There were more cards, but I think I'll cut off the Cardboard Collections card show there. Much gratitude and salutations to you, Colbey.

The next group of cards are from Julie at FunnerHere (that's her Twitter ID). I received some Dodger Heritage needs from her, including this one of No. 5 starter Jon Garland, who I hope will remain intact this year. But I have a feeling someone else may work their way into the rotation. My hope is it's John Ely.

 Part of me wishes the Dodgers form a closer-by-committee set-up with Broxton and Hong-Chih Kuo. But I suppose those don't work out too much.
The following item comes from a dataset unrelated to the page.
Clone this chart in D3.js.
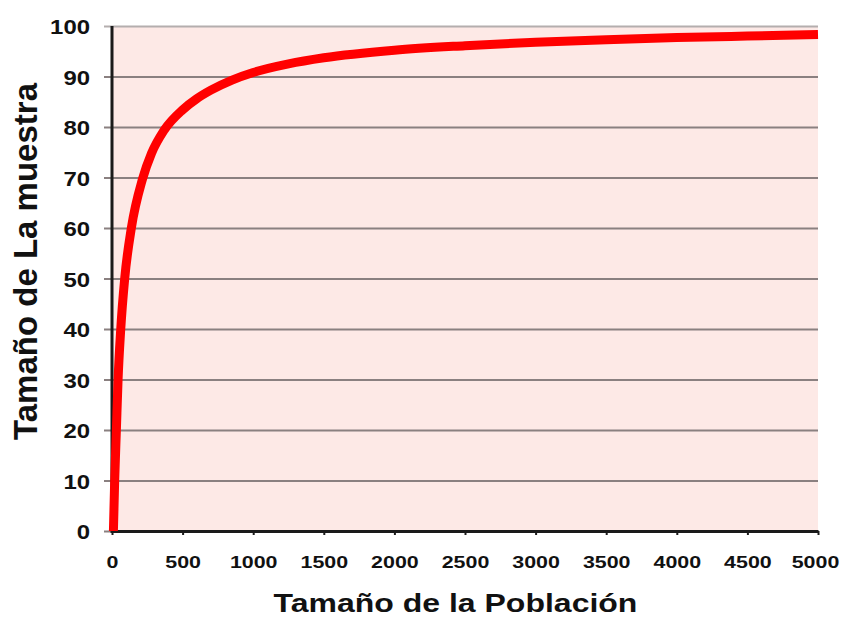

Ethier's being asked to be the team leader this season, according to what I've read and viewed. I just don't see it. I think the team leader thing is overrated, but Ethier just seems like too nice of a guy.

Ooooh, a shiny Heritage Billingsley who has a new contract extension. Likey, likey. This extends my Heritage Chrome Billingsley streak to at least three straight years. Maybe four. I have to check.

Before leaving Julie, I have to show part of what she used for packing material:

Junk wax! Those are the backs of a couple 1989 Topps. In between those two cards was a 1986 Sammy Stewart, 1990 Bryan Clutterbuck and 1990 Fleer Eric Hetzel.

That's great. I think I need the Hetzel card, so I'll try to salvage that one.

Great stuff, Julie. Much obliged.

This item arrives from Scott Crawford on Cards. Scott is a serial poster. I go to read one of his posts and before I know it he's got two more up there as I'm reading the other one. I'm behind in a matter of minutes.

I happened to see this card and it dawned on me that there was a Dodger on there. I'm always forgetting about leader cards when I collect Dodgers. There are so many of them out there that I need. So, yes, many people consider this a Fergie Jenkins card or, especially, a Bob Gibson card. But I'm one of the weirdos who says it's a Bill Singer card.

Final card is the best one. An expertly trimmed Hostess card from 1976. Every Hostess card reminds me of sitting at my grandmother's kitchen table with the cool wall lamp that hung over the table. It had a red glass covering, so if you turned it on, the lamp glowed red. It was awesome.

Scott, you've done good if you can get a memory of grandma's kitchen out of me. Nice work.

Speaking of work, time to get to it. Fortunately, I'll be able to squeeze in some blog reading tonight. Don't tell the boss.